Using R with Matillion ETL for Redshift
Overview
Matillion ETL for Redshift runs as an EC2 Linux instance in your AWS VPC. You have full administrative access to the EC2 instance, and can install additional software—such as the statistical package R.
From within Matillion ETL you can use the Bash Script component to run operating system commands, which means you can make use of software you have installed yourself.
This guide can also apply to Matillion ETL for Snowflake on AWS.
Installing R
You'll need administrative privilege to perform the software installation, so first connect to your EC2 instance using SSH, and then issue the following commands:
sudo su -
yum install R
After successful installation, launch R as root, by entering the command R
. From the interactive interface, install the RJDBC package by issuing the following R command:
install.packages("RJDBC", dep=T)
After installing RJDBC, you can leave the interactive R shell by typing q()
and then n
.
Using R
Once R has been installed on the EC2 instance, it can be accessed from a Bash Script component using the Here Document syntax.
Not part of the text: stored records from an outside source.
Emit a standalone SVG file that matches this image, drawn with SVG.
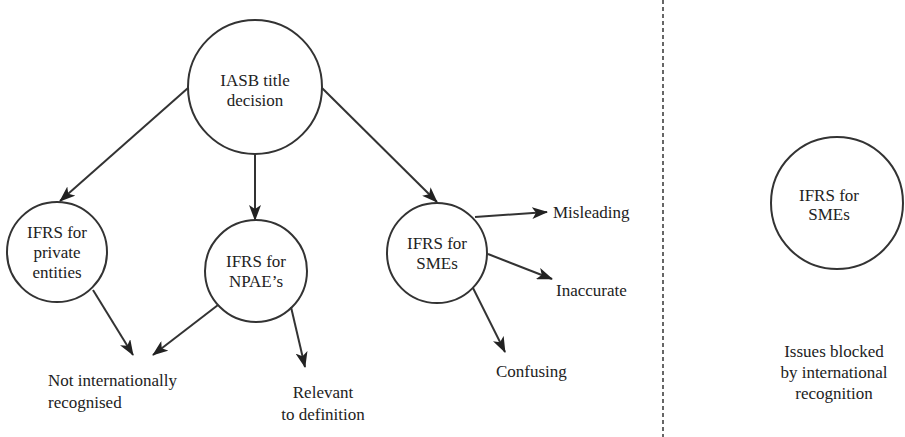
<svg xmlns="http://www.w3.org/2000/svg" width="905" height="437" viewBox="0 0 905 437">
<defs>
<style>
.n{fill:none;stroke:#333;stroke-width:2}
.t{font-family:'Liberation Serif','DejaVu Serif',serif;font-size:17px;fill:#222}
.c{stroke:#333;stroke-width:2;fill:none}
</style>
<marker id="ah" viewBox="0 0 16 12" refX="15" refY="6" markerWidth="16" markerHeight="12" markerUnits="userSpaceOnUse" orient="auto">
<path d="M0,0 L16,6 L0,12 L4,6 z" fill="#222"/>
</marker>
</defs>
<rect width="905" height="437" fill="#fff"/>
<g id="connectors">
<line class="c" x1="188" y1="88" x2="60" y2="201" marker-end="url(#ah)"/>
<line class="c" x1="255" y1="154" x2="255" y2="220" marker-end="url(#ah)"/>
<line class="c" x1="322" y1="88" x2="437" y2="202" marker-end="url(#ah)"/>
<line class="c" x1="93" y1="290" x2="133" y2="355" marker-end="url(#ah)"/>
<line class="c" x1="218" y1="305" x2="153" y2="355" marker-end="url(#ah)"/>
<line class="c" x1="291" y1="307" x2="305" y2="367" marker-end="url(#ah)"/>
<line class="c" x1="475" y1="217" x2="547" y2="212" marker-end="url(#ah)"/>
<line class="c" x1="488" y1="254" x2="552" y2="279" marker-end="url(#ah)"/>
<line class="c" x1="473" y1="288" x2="505" y2="352" marker-end="url(#ah)"/>
<line x1="663" y1="0" x2="663" y2="437" stroke="#666" stroke-width="2" stroke-dasharray="4,3"/>
</g>
<g id="iasb">
<circle class="n" cx="255" cy="87" r="67"/>
<text class="t" text-anchor="middle"><tspan x="255" y="86">IASB title</tspan><tspan x="255" y="106">decision</tspan></text>
</g>
<g id="private">
<circle class="n" cx="57" cy="252" r="50"/>
<text class="t" text-anchor="middle"><tspan x="57" y="238">IFRS for</tspan><tspan x="57" y="258">private</tspan><tspan x="57" y="278">entities</tspan></text>
</g>
<g id="npae">
<circle class="n" cx="256" cy="271" r="51"/>
<text class="t" text-anchor="middle"><tspan x="256" y="267">IFRS for</tspan><tspan x="256" y="287">NPAE’s</tspan></text>
</g>
<g id="smes">
<circle class="n" cx="437" cy="253" r="50"/>
<text class="t" text-anchor="middle"><tspan x="437" y="249">IFRS for</tspan><tspan x="437" y="269">SMEs</tspan></text>
</g>
<g id="smes2">
<circle class="n" cx="837" cy="203" r="66"/>
<text class="t" text-anchor="middle"><tspan x="829" y="201">IFRS for</tspan><tspan x="829" y="220">SMEs</tspan></text>
</g>
<g id="notintl">
<text class="t"><tspan x="48" y="386">Not internationally</tspan><tspan x="48" y="408">recognised</tspan></text>
</g>
<g id="relevant">
<text class="t" text-anchor="middle"><tspan x="323" y="398">Relevant</tspan><tspan x="323" y="420">to definition</tspan></text>
</g>
<g id="misleading"><text class="t" x="553" y="218">Misleading</text></g>
<g id="inaccurate"><text class="t" x="556" y="296">Inaccurate</text></g>
<g id="confusing"><text class="t" x="496" y="377">Confusing</text></g>
<g id="issues">
<text class="t" text-anchor="middle"><tspan x="834" y="357">Issues blocked</tspan><tspan x="834" y="378">by international</tspan><tspan x="834" y="399">recognition</tspan></text>
</g>
</svg>
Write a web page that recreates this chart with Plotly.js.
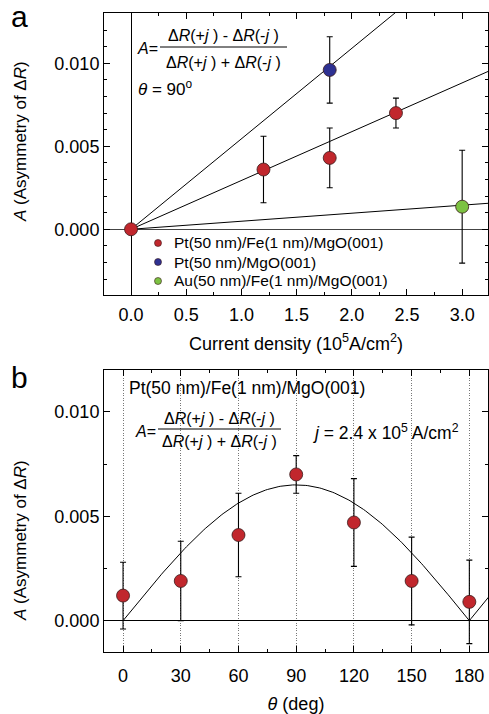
<!DOCTYPE html>
<html><head><meta charset="utf-8">
<script src="https://cdn.plot.ly/plotly-3.0.1.min.js"></script>
<style>html,body{margin:0;padding:0;background:#fff}#chart{width:489px;height:714px}</style>
</head><body><div id="chart"></div>
<script>
// ---- Panel a data ----
const seriesNames = ['Pt(50 nm)/Fe(1 nm)/MgO(001)', 'Pt(50 nm)/MgO(001)', 'Au(50 nm)/Fe(1 nm)/MgO(001)'];
const seriesColors = ['#c1272d', '#2e3192', '#7cc242'];
const ptFeJ = [0, 1.2, 1.8, 2.4];
const ptFeA = [0, 0.0036, 0.0043, 0.0070];
const ptFeErr = [0, 0.0020, 0.0018, 0.0009];
const ptJ = [1.8];
const ptA = [0.0096];
const ptErr = [0.0020];
const auFeJ = [3.0];
const auFeA = [0.00136];
const auFeErr = [0.0034];
const fitSlopes = [0.00294, 0.00545, 0.000484];
const fitJEnds = [0, 3.4];
const xTicksA = [0, 0.5, 1.0, 1.5, 2.0, 2.5, 3.0];
const yTicksA = [0, 0.005, 0.010];
// ---- Panel b data ----
const thetaDeg = [0, 30, 60, 90, 120, 150, 180];
const angA = [0.0012, 0.0019, 0.0041, 0.0070, 0.0047, 0.0019, 0.0009];
const angErr = [0.0016, 0.0019, 0.0020, 0.0009, 0.0021, 0.0021, 0.0020];
const fitAmp = 0.0065;
const xTicksB = [0, 30, 60, 90, 120, 150, 180];
const yTicksB = [0, 0.005, 0.010];

const FONT = 'Liberation Sans, Arial, sans-serif';
const ML = 104, MR = 1, MT = 13, MB = 62, W = 489, H = 714;
const PW = W - ML - MR, PH = H - MT - MB;
const PX = x => (x - ML) / PW;
const PY = y => (H - MB - y) / PH;

const traces = [];
fitSlopes.forEach(s => {
  traces.push({type:'scatter', mode:'lines', x: fitJEnds, y: fitJEnds.map(j => s*j),
    xaxis:'x', yaxis:'y', line:{color:'#000', width:1}, showlegend:false, hoverinfo:'skip'});
});
const errStyle = {type:'data', visible:true, color:'#000', thickness:1.1, width:3};
const mk = c => ({size:13, color:c, line:{color:'#3a1a1a', width:0.8}});
traces.push({type:'scatter', mode:'markers', name:seriesNames[0], x: ptFeJ, y: ptFeA, error_y:Object.assign({array: ptFeErr}, errStyle),
  marker: mk(seriesColors[0]), xaxis:'x', yaxis:'y', showlegend:false});
traces.push({type:'scatter', mode:'markers', name:seriesNames[1], x: ptJ, y: ptA, error_y:Object.assign({array: ptErr}, errStyle),
  marker: mk(seriesColors[1]), xaxis:'x', yaxis:'y', showlegend:false});
traces.push({type:'scatter', mode:'markers', name:seriesNames[2], x: auFeJ, y: auFeA, error_y:Object.assign({array: auFeErr}, errStyle),
  marker: mk(seriesColors[2]), xaxis:'x', yaxis:'y', showlegend:false});
const fitTheta = [];
for (let t = 0; t <= 190; t += 1) fitTheta.push(t);
traces.push({type:'scatter', mode:'lines', x: fitTheta, y: fitTheta.map(t => fitAmp*Math.abs(Math.sin(t*Math.PI/180))),
  xaxis:'x2', yaxis:'y2', line:{color:'#000', width:1}, showlegend:false, hoverinfo:'skip'});
traces.push({type:'scatter', mode:'markers', x: thetaDeg, y: angA, error_y:Object.assign({array: angErr}, errStyle),
  marker: mk(seriesColors[0]), xaxis:'x2', yaxis:'y2', showlegend:false});

const axBase = {showline:true, linecolor:'#000', linewidth:1, mirror:'allticks', ticks:'inside', ticklen:6,
  tickcolor:'#000', tickwidth:1, showgrid:false, zeroline:false, tickfont:{family:FONT, size:18, color:'#000'}};
const ax = o => Object.assign(JSON.parse(JSON.stringify(axBase)), o);

const annFont = {family:FONT, size:16, color:'#000'};
const ann = (text, x, y, xa, extra) => Object.assign({text, x:PX(x), y:PY(y), xref:'paper', yref:'paper',
  xanchor:xa, yanchor:'middle', showarrow:false, font:annFont}, extra||{});
const numTxt = '&#916;<i>R</i>(+<i>j</i> ) - &#916;<i>R</i>(-<i>j</i> )';
const denTxt = '&#916;<i>R</i>(+<i>j</i> ) + &#916;<i>R</i>(-<i>j</i> )';
const yTitle = '<i>A</i> (Asymmetry of &#916;<i>R</i>)';

// legend keys (glyphs) and texts
const legRows = [243, 262, 281];
const legShapes = legRows.map((y, i) => ({type:'circle', xref:'paper', yref:'paper',
  x0:PX(154.5), x1:PX(161.5), y0:PY(y+3.5), y1:PY(y-3.5), fillcolor:seriesColors[i], line:{color:'#3a1a1a', width:0.6}}));
const legAnns = legRows.map((y, i) => ann(seriesNames[i], 172, y, 'left', {font:{family:FONT, size:15.5, color:'#000'}}));

const layout = {
  width:W, height:H, margin:{l:ML, r:MR, t:MT, b:MB}, paper_bgcolor:'#fff', plot_bgcolor:'#fff',
  font:{family:FONT, color:'#000'}, showlegend:false,
  xaxis: ax({anchor:'y', range:[-0.245, 3.234], tickvals:xTicksA, tickformat:'.1f', ticklabelstandoff:3,
    minor:{dtick:0.25, tick0:0, ticks:'inside', ticklen:3, tickcolor:'#000'},
    zeroline:true, zerolinecolor:'#000', zerolinewidth:1,
    title:{text:'Current density (10<sup>5</sup>A/cm<sup>2</sup>)', font:{family:FONT, size:18, color:'#000'}, standoff:13}}),
  yaxis: ax({anchor:'x', domain:[PY(295), 1], range:[-0.00396, 0.01303], tickvals:yTicksA, tickformat:'.3f',
    minor:{dtick:0.001, tick0:0, ticks:'inside', ticklen:3, tickcolor:'#000'},
    zeroline:true, zerolinecolor:'#444', zerolinewidth:1}),
  xaxis2: ax({anchor:'y2', range:[-9.9, 189.7], tickvals:xTicksB, ticklabelstandoff:7,
    minor:{dtick:15, tick0:0, ticks:'inside', ticklen:3, tickcolor:'#000'},
    showgrid:true, gridcolor:'#777', griddash:'1px,1.5px', gridwidth:1,
    title:{text:'<i>θ</i> (deg)', font:{family:FONT, size:18, color:'#000'}, standoff:12}}),
  yaxis2: ax({anchor:'x2', domain:[0, PY(370)], range:[-0.0015, 0.012], tickvals:yTicksB, tickformat:'.3f',
    minor:{dtick:0.0025, tick0:0, ticks:'inside', ticklen:3, tickcolor:'#000'},
    zeroline:true, zerolinecolor:'#000', zerolinewidth:1}),
  shapes:[
    {type:'line', xref:'paper', yref:'paper', x0:PX(160), x1:PX(287), y0:PY(47), y1:PY(47), line:{color:'#000', width:1}},
    {type:'line', xref:'paper', yref:'paper', x0:PX(158), x1:PX(281), y0:PY(429), y1:PY(429), line:{color:'#000', width:1}}
  ].concat(legShapes),
  annotations:[
    ann('a', 19, 17, 'center', {font:{family:FONT, size:30, color:'#000'}}),
    ann(yTitle, 20, 142, 'center', {textangle:-90, font:{family:FONT, size:17, color:'#000'}}),
    ann('<i>A</i>=', 160, 48, 'right'),
    ann(numTxt, 223, 35, 'center'),
    ann(denTxt, 223, 62, 'center'),
    ann('<i>θ</i> = 90<sup>o</sup>', 136, 88, 'left', {font:{family:FONT, size:17, color:'#000'}}),
    ann('b', 19, 377, 'center', {font:{family:FONT, size:30, color:'#000'}}),
    ann(yTitle, 20, 541, 'center', {textangle:-90, font:{family:FONT, size:17, color:'#000'}}),
    ann('Pt(50 nm)/Fe(1 nm)/MgO(001)', 127, 388, 'left', {font:{family:FONT, size:17.5, color:'#000'}}),
    ann('<i>A</i>=', 158, 431, 'right'),
    ann(numTxt, 219, 418, 'center'),
    ann(denTxt, 219, 442, 'center'),
    ann('<i>j</i> = 2.4 x 10<sup>5</sup> A/cm<sup>2</sup>', 311, 432, 'left', {font:{family:FONT, size:17.5, color:'#000'}})
  ].concat(legAnns)
};
Plotly.newPlot('chart', traces, layout, {staticPlot:true, displayModeBar:false});
</script></body></html>
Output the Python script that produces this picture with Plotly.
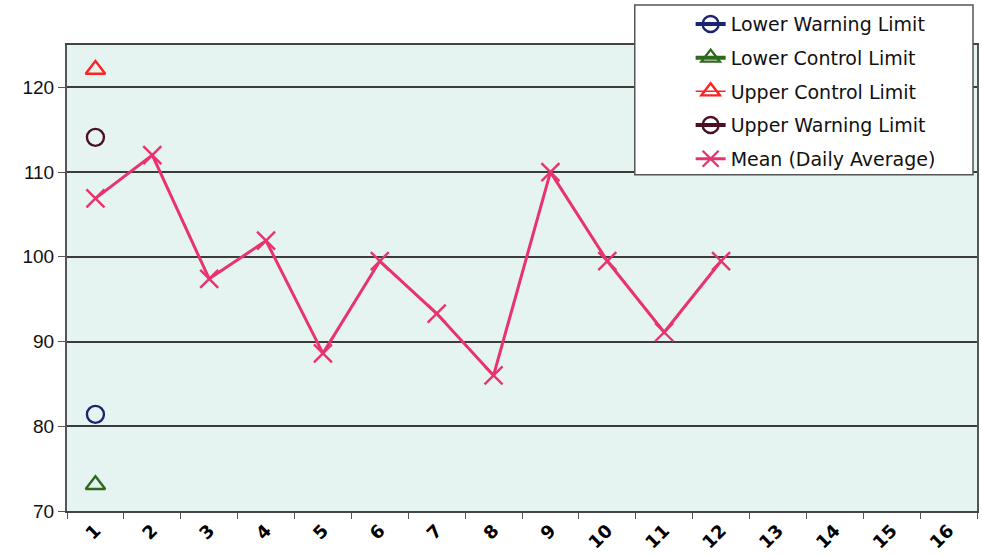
import plotly.graph_objects as go

# Sample days on the x axis
days = [str(d) for d in range(1, 17)]

# Daily average of the measured quantity (days 1-12)
mean_daily = [106.9, 112.0, 97.4, 101.9, 88.6, 99.5, 93.3, 86.0, 110.0, 99.5, 91.1, 99.5]

# Control / warning limits (plotted at the first day only)
lower_warning = [81.4]
lower_control = [73.1]
upper_control = [122.1]
upper_warning = [114.1]

y_ticks = [70, 80, 90, 100, 110, 120]

fig = go.Figure()

fig.add_trace(go.Scatter(
    x=days[:1], y=lower_warning, name="Lower Warning Limit", legendgroup="lwl",
    mode="lines+markers",
    line=dict(color="#1b2470", width=4),
    marker=dict(symbol="circle-open", size=17, color="#1b2470", line=dict(width=2.4)),
))
fig.add_trace(go.Scatter(
    x=days[:1], y=lower_control, name="Lower Control Limit", legendgroup="lcl",
    mode="lines+markers",
    line=dict(color="#2f6a1c", width=4),
    marker=dict(symbol="triangle-up-open", size=17, color="#2f6a1c", line=dict(width=2.4)),
))
fig.add_trace(go.Scatter(
    x=days[:1], y=upper_control, name="Upper Control Limit", legendgroup="ucl",
    mode="lines+markers",
    line=dict(color="#ff2222", width=1.5),
    marker=dict(symbol="triangle-up-open", size=17, color="#ff2222", line=dict(width=2.4)),
))
fig.add_trace(go.Scatter(
    x=days[:1], y=upper_warning, name="Upper Warning Limit", legendgroup="uwl",
    mode="lines+markers",
    line=dict(color="#4b1026", width=4),
    marker=dict(symbol="circle-open", size=17, color="#4b1026", line=dict(width=2.4)),
))
fig.add_trace(go.Scatter(
    x=days[:len(mean_daily)], y=mean_daily, name="Mean (Daily Average)", legendgroup="mean",
    mode="lines+markers",
    line=dict(color="#e8336e", width=3),
    marker=dict(symbol="x-thin-open", size=18, color="#e8336e", line=dict(width=2.4, color="#e8336e")),
))

# White framed box behind the legend entries
fig.add_shape(
    type="rect", xref="paper", yref="paper",
    x0=(636 - 67) / 912, x1=(975 - 67) / 912,
    y0=(512 - 175) / 467, y1=(512 - 5) / 467,
    fillcolor="white", line=dict(color="#555", width=1.5), layer="above",
)

fig.update_layout(
    width=982, height=556,
    margin=dict(l=67, r=3, t=45, b=44),
    paper_bgcolor="white",
    plot_bgcolor="#e5f4f0",
    font=dict(family="Liberation Sans, Arial, sans-serif", color="#111"),
    showlegend=True,
    legend=dict(
        x=(692 - 67) / 912, y=(512 - 5) / 467, xanchor="left", yanchor="top",
        bgcolor="rgba(0,0,0,0)", borderwidth=0,
        font=dict(family="DejaVu Sans, Verdana, sans-serif", size=19, color="#111"),
        traceorder="grouped", tracegroupgap=6,
    ),
)

fig.update_xaxes(
    type="category", categoryorder="array", categoryarray=days,
    range=[-0.5, 15.5],
    tickson="boundaries", ticks="outside", ticklen=6, tickcolor="#555",
    tickangle=-45,
    tickfont=dict(size=18, family="DejaVu Sans, Verdana, sans-serif", color="#000", weight="bold"),
    showline=True, linecolor="#444", linewidth=2, mirror=True,
    showgrid=False, zeroline=False,
)
fig.update_yaxes(
    range=[70, 125], tickvals=y_ticks,
    ticks="outside", ticklen=7, tickcolor="#555",
    tickfont=dict(size=19, color="#111"),
    showline=True, linecolor="#555", linewidth=2, mirror=True,
    showgrid=True, gridcolor="#3c3c3c", gridwidth=1.5,
    zeroline=False,
)

fig.write_html("out.html")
To run R commands, it looks like this:
cat <<EOF | R -q --vanilla
# Your commands here
EOF
Matillion ETL comes pre-installed with a JDBC driver that can communicate with Amazon Redshift, located in your installation here:
/usr/share/emerald/WEB-INF/lib/postgresql-42.3.4.jar
Use R's JDBC command to specify this driver:
jdrv <- JDBC(driverClass="org.postgresql.Driver", classPath="/usr/share/emerald/WEB-INF/lib/postgresql-9.4-1206-jdbc41.jar", identifier.quote="'")
Then set up environment variables for the Redshift JDBC endpoint, username, and password. You can copy and paste the JDBC URL from the AWS Redshift console. Note that in this case, the example uses the Postgres JDBC driver, so use jdbc:postgresql://
instead of jdbc:redshift://
in your URL.
Once a JDBC database connection has been established, you can continue to use the Bash Script component on your Matillion ETL instance to use R.